** Given data **
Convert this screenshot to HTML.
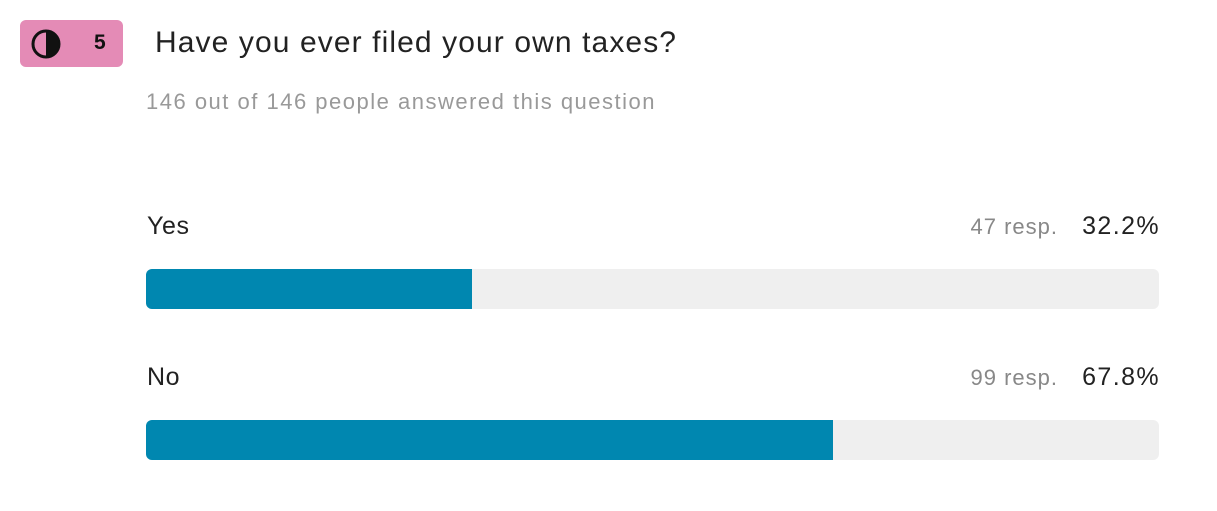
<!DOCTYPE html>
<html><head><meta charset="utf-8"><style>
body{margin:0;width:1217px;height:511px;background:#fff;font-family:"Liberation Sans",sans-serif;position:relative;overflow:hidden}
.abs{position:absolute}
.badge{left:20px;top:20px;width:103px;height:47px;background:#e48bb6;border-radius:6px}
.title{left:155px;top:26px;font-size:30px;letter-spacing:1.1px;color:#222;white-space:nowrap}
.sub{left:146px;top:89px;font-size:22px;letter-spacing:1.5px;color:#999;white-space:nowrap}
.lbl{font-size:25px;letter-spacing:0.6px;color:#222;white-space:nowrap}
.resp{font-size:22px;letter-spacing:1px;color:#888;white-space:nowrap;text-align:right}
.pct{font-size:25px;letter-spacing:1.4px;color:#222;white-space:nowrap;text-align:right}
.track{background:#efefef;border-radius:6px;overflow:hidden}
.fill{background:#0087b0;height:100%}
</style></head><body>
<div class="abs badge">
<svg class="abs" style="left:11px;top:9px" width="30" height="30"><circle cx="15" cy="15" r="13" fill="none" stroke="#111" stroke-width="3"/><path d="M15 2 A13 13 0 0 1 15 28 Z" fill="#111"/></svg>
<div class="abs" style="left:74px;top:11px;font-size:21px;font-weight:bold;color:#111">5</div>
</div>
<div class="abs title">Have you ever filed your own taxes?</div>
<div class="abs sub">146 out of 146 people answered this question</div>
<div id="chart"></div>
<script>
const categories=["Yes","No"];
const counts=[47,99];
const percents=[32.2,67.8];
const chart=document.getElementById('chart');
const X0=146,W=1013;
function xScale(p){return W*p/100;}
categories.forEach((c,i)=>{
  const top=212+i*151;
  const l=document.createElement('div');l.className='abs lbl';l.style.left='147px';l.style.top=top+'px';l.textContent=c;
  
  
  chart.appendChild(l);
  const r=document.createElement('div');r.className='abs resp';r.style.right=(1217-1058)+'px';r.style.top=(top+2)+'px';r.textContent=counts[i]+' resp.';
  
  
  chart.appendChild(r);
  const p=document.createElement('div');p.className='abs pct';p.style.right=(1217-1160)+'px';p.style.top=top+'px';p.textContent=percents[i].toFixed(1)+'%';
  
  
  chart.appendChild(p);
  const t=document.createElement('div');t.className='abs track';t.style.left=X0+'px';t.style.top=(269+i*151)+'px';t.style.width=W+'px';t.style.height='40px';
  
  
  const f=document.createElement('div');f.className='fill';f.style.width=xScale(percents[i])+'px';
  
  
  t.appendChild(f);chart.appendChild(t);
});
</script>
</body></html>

** Instructions to follow **
All of the lines above should be printed exactly, minus the pictures.

** Output for this exercise **
Convert this screenshot to HTML.
<!DOCTYPE html>
<html><head><meta charset="utf-8"><style>
body{margin:0;width:1217px;height:511px;background:#fff;font-family:"Liberation Sans",sans-serif;position:relative;overflow:hidden}
.abs{position:absolute}
.badge{left:20px;top:20px;width:103px;height:47px;background:#e48bb6;border-radius:6px}
.title{left:155px;top:26px;font-size:30px;letter-spacing:1.1px;color:#222;white-space:nowrap}
.sub{left:146px;top:89px;font-size:22px;letter-spacing:1.5px;color:#999;white-space:nowrap}
.lbl{font-size:25px;letter-spacing:0.6px;color:#222;white-space:nowrap}
.resp{font-size:22px;letter-spacing:1px;color:#888;white-space:nowrap;text-align:right}
.pct{font-size:25px;letter-spacing:1.4px;color:#222;white-space:nowrap;text-align:right}
.track{background:#efefef;border-radius:6px;overflow:hidden}
.fill{background:#0087b0;height:100%}
</style></head><body>
<div class="abs badge">
<svg class="abs" style="left:11px;top:9px" width="30" height="30"><circle cx="15" cy="15" r="13" fill="none" stroke="#111" stroke-width="3"/><path d="M15 2 A13 13 0 0 1 15 28 Z" fill="#111"/></svg>
<div class="abs" style="left:74px;top:11px;font-size:21px;font-weight:bold;color:#111">5</div>
</div>
<div class="abs title">Have you ever filed your own taxes?</div>
<div class="abs sub">146 out of 146 people answered this question</div>
<div id="chart"></div>
<script>
const categories=["Yes","No"];
const counts=[47,99];
const percents=[32.2,67.8];
const chart=document.getElementById('chart');
const X0=146,W=1013;
function xScale(p){return W*p/100;}
categories.forEach((c,i)=>{
  const top=212+i*151;
  const l=document.createElement('div');l.className='abs lbl';l.style.left='147px';l.style.top=top+'px';l.textContent=c;
  
  
  chart.appendChild(l);
  const r=document.createElement('div');r.className='abs resp';r.style.right=(1217-1058)+'px';r.style.top=(top+2)+'px';r.textContent=counts[i]+' resp.';
  
  
  chart.appendChild(r);
  const p=document.createElement('div');p.className='abs pct';p.style.right=(1217-1160)+'px';p.style.top=top+'px';p.textContent=percents[i].toFixed(1)+'%';
  
  
  chart.appendChild(p);
  const t=document.createElement('div');t.className='abs track';t.style.left=X0+'px';t.style.top=(269+i*151)+'px';t.style.width=W+'px';t.style.height='40px';
  
  
  const f=document.createElement('div');f.className='fill';f.style.width=xScale(percents[i])+'px';
  
  
  t.appendChild(f);chart.appendChild(t);
});
</script>
</body></html>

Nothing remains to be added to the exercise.